How to Host Your Own Email Server with Open Source Tools

How to Host Your Own Email Server with Open Source Tools

You can run a full email server on a cheap VPS using Mailu. It bundles Postfix, Dovecot, and webmail behind Docker so setup stays simple.

Start with these basics before you touch any code. Pick a VPS with at least 2 GB RAM and a static IP. Point your domain’s A record at that IP. Set reverse DNS to match the hostname you choose.

Install Mailu on Debian 12

Log in as root and install Docker first.

  1. Run apt update && apt install docker.io docker-compose -y.
  2. Create a folder: mkdir /opt/mailu && cd /opt/mailu.
  3. Download the setup script and answer its questions about your domain and admin email.
  4. Edit docker-compose.yml only if you need to change ports or add volumes for backups.
  5. Start everything with docker-compose up -d.

Mailu takes a few minutes to finish.
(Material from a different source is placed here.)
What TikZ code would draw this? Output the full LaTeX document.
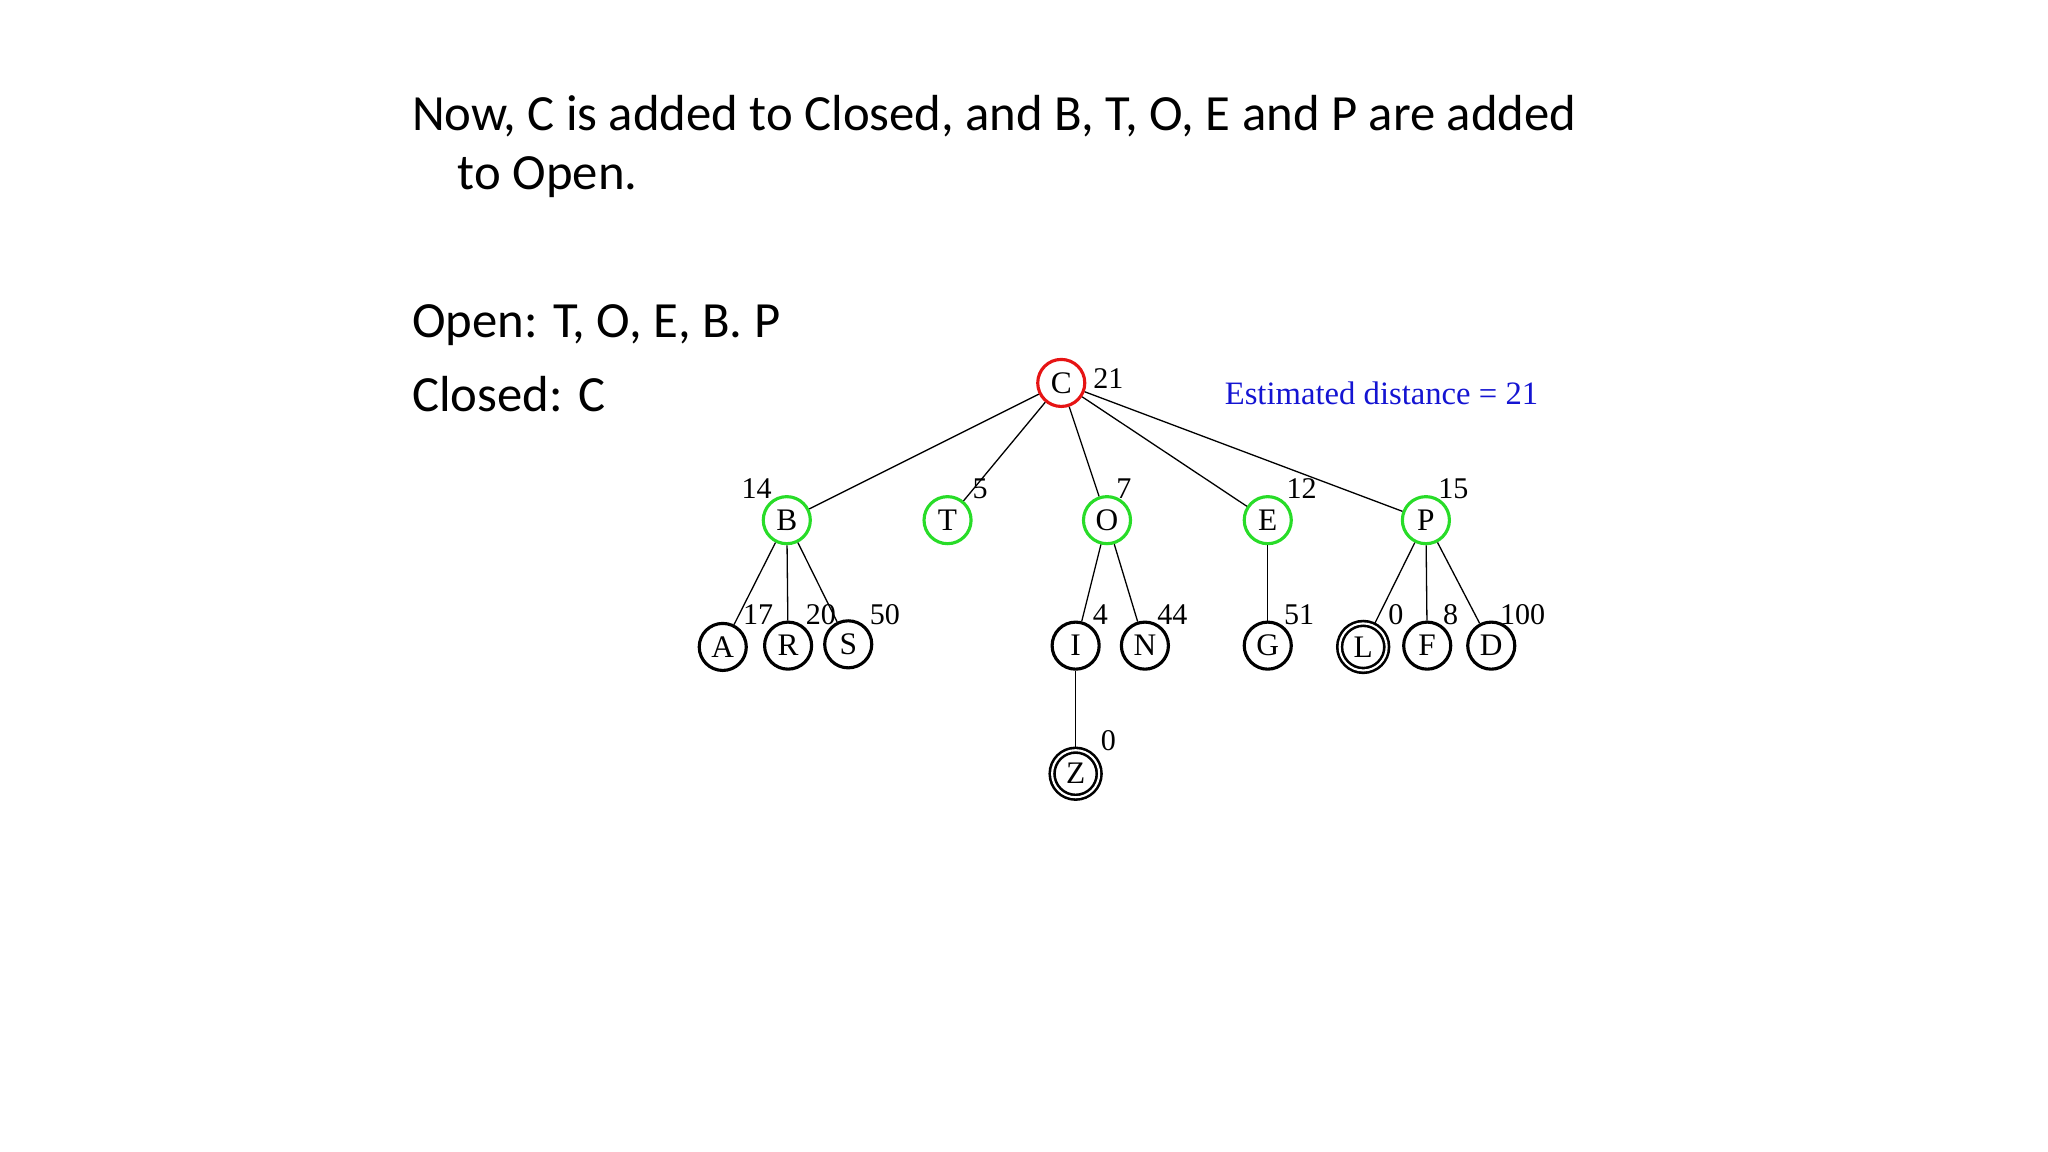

Once it does, open https://yourdomain.com and log in with the admin account it created.

Item Example value
Domain example.com
Hostname mail.example.com
Admin email [email protected]

Check these items right after the containers start:

  • Firewall allows ports 25, 587, 993, and 80/443.
  • SPF and DKIM records are added through the Mailu admin panel.
  • Test sending and receiving with a second address you control.

Daily maintenance means watching the logs with docker-compose logs -f and keeping the images updated monthly. Back up the /opt/mailu directory so you can restore accounts quickly if the VPS fails.